While you may hear bromance used more frequently while discussing famous actor pairings or fictional characters, these definitions of what a male friendship should look like affects real life as well. Boys and men alike feel as if they can’t form those close friendships due to what others may think of them. In a 2021 poll by The Survey Center on American Life, it was revealed that American men who deem themselves to have “no close friends” have gone from 3% in 1990 to 15% in 2021. While that may seem like a small percentage, a quintuple increase is a significant indication of the issues that might be plaguing male friendship. 

Who coined bromance?

Bromance had its first national appearance in the 1990s thanks to Dave Carnie, editor of the defunct American skateboarding magazine, Big Brother. He used this word to describe skateboarding friends who would have to spend a lot of time traveling and boarding together. Since then, the idea of needing to describe a male friendship as a Bromance grew in popularity thanks to movies like Superbad (2007) and I love You, Man (2009). Both these movies focused on extremely close male friendships who eventually both said, (unsurprisingly) “I love you” to each other. While connecting emotionally to each other should have been a heralded breakthrough, it instead was the punchline of a comedy movie. As displayed by Hollywood, men can’t just share their emotions freely. It always needs to be something to laugh at, and that’s a key problem of the term, bromance. 

But, why is bromance even used in the first place?

Why do we use the term, bromance?

Simply put, we use the term “bromance” because of the societal pressures on men when it comes to emotions and relationships. There is no such thing as a “sismance” – or when two girls are close friends – that’s just called friendship. When a girl and a boy are friends, it’s still just friendship. But, when two boys are friends, that’s when it’s no longer a friendship and instead becomes referred to as a bromance. While it seems like just a comedic title for a friendship, there’s a lot more going on behind the scenes. Referring to male friendships as “bromances” has an impact. 

How does using “bromance” limit male friendships?

If men were to share their emotions with fellow friends, they’d be seen as unmasculine. If men were to hug or show physical signs of affection for each other, they’d be referred to as a couple. It was so outlandish in the early 2000s media that two men could be affectionately physical with each other that Friends dedicated an entire episode to men napping together and the connotations involved with that. 

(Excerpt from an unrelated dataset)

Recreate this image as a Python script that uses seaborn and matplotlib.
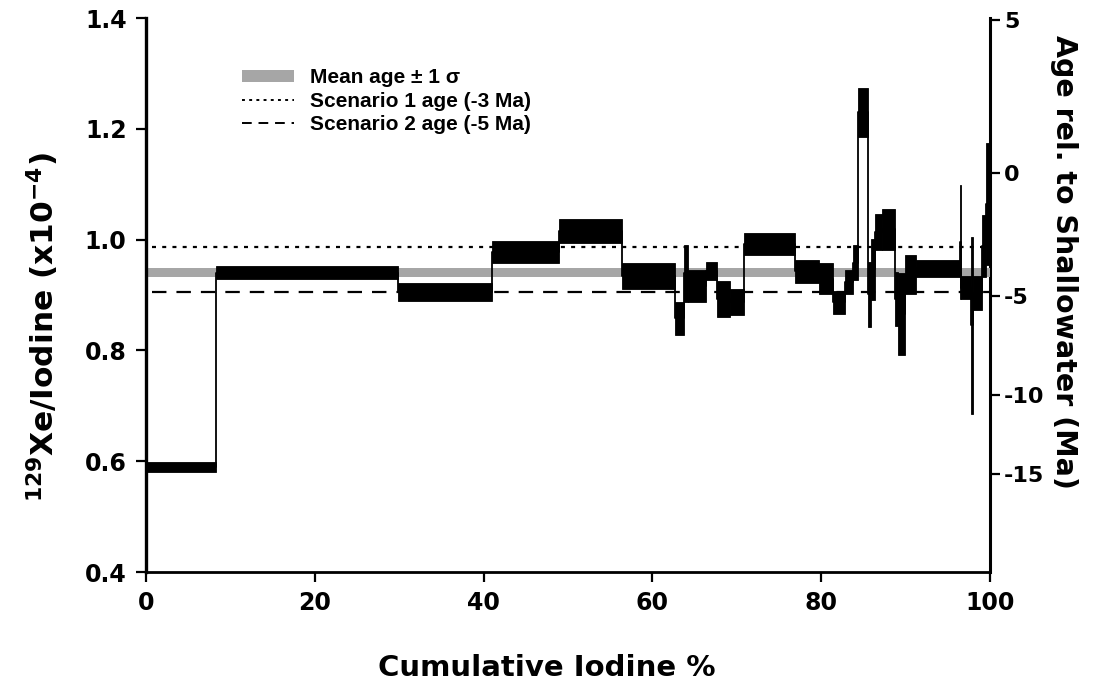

As children, boys can freely experience the emotions they encounter. But, as they get older, they’re discouraged from sharing those feelings with one another. They are conditioned to connect with each other over stereotypically “masculine” activities like watching or playing sports instead of actually talking to each other about their days, how they feel, issues they’re facing or what the latest is in their lives. In 2019, Movember polled over 4,000 men across the world about the pressures to “man up.” The study found that 77% of men polled believe talking is an effective way to deal with problems, while 76% of those polled believed that talking openly can provide a positive impact on their mental health. Despite those answers, 38% of men said they avoided discussing their feelings with one another so as to not appear unmasculine. And 21% said they just do not have anyone to talk about their problems with or would rather avoid doing so.

Friendship is an essential part of life, regardless of gender, and we should all be encouraging friendships no matter who they’re with or what they look like.